Our favorite store on Hiva Oa. This is as big as
any supermarket in the Marquesas. Hinano signs
are everywhere, kind of like Tecate or Pacifico or
Coca-Cola signage in Mexico.

Eleanor and Windy
The girls before a very old tiki they came across on a hike.

A glimpse of the waterfall after a 2.5 hour hike from Daniel's Bay, Nuku Hiva.

Eleanor and her just-finished drawing of the just-finished sunset
anchored off Ua Pou. This was only the second time in the Marquesas
we had an anchorage to ourselves.

We saw these backyard beekeeping installations everywhere.

Snorkeling in the Marquesas: The first living cowry shell creature
I've come across.

My bride.

More Marquesan snorkeling, the visibility ain't great, but
better than we expected after hearing how poor it is.

This is what an internet café looks like on Hiva Oa.

I love how this coral grows, like petrified kelp.

That outboard is a Yanmar diesel. I've heard of these, but
this is the first one I've seen in person. It sounds like a diesel,
of course, very strange. Makes so much sense though.

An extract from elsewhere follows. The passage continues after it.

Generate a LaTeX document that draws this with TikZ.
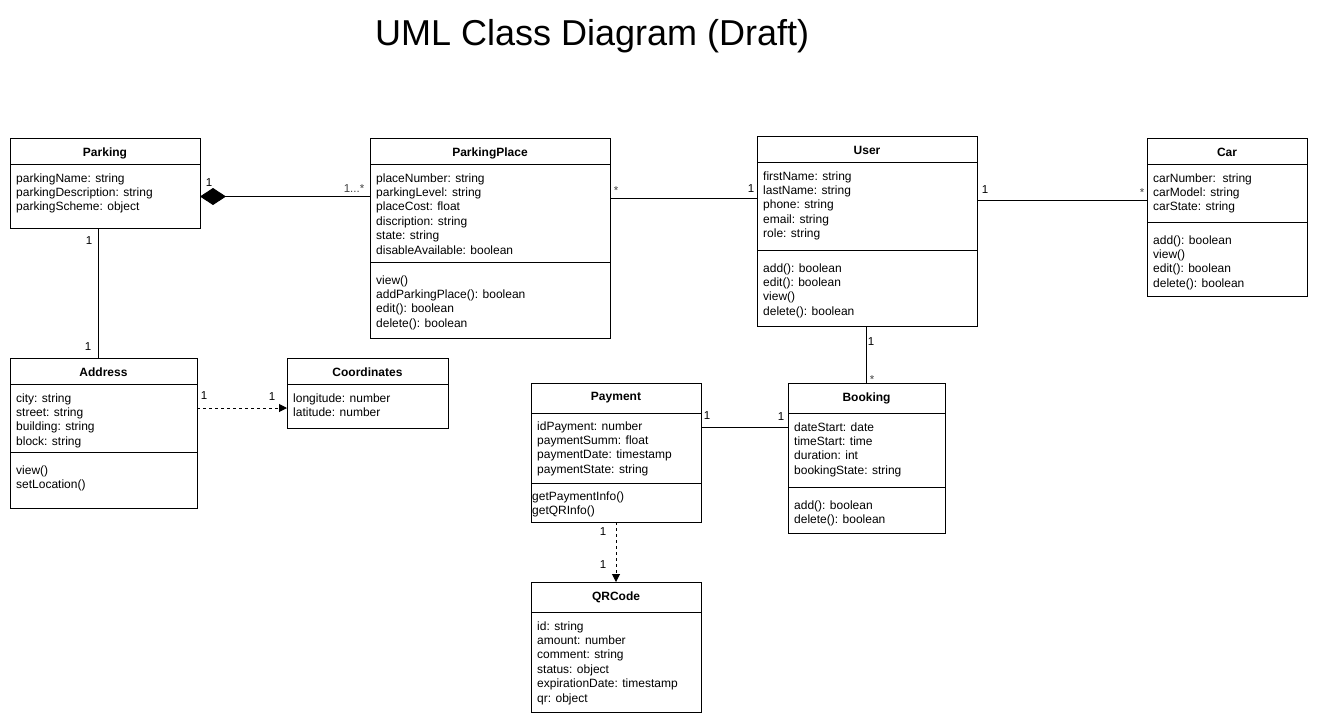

Frances on the dinghy bow headed back to Del Viento, anchored
off Tahuata.

Windy thought this looked like the Bellagio hotel in Vegas. It's the
surf in Nuku Hiva.

This is the scene of our pig roast at a private home in Fatu Hiva.
The cost was
€15 each and half for the girls. It was a
BYOB affair with a huge, diverse spread and dancing
afterward by the matriarch hosts. There was a gaggle of
other cruising kids that the girls fell in with while Windy
and I enjoyed home-brewed libations
passed around by creative European cruisers with
boats filled with fruit and Panamanian rum. It was
quite a night.
Frances in the Paul Gauguin museum on Hiva Oa. 
Eleanor and Frances get picked up by their new friends for
a play date on another boat.

Exiting the church grounds on Nuku Hiva.

Eleanor watching the shark frenzy off the quay in Nuku Hiva.

Eleanor with our favorite fruit seller on Nuku Hiva. Hard to see, but
Eleanor is carrying the stalk of 100 bananas we just bought.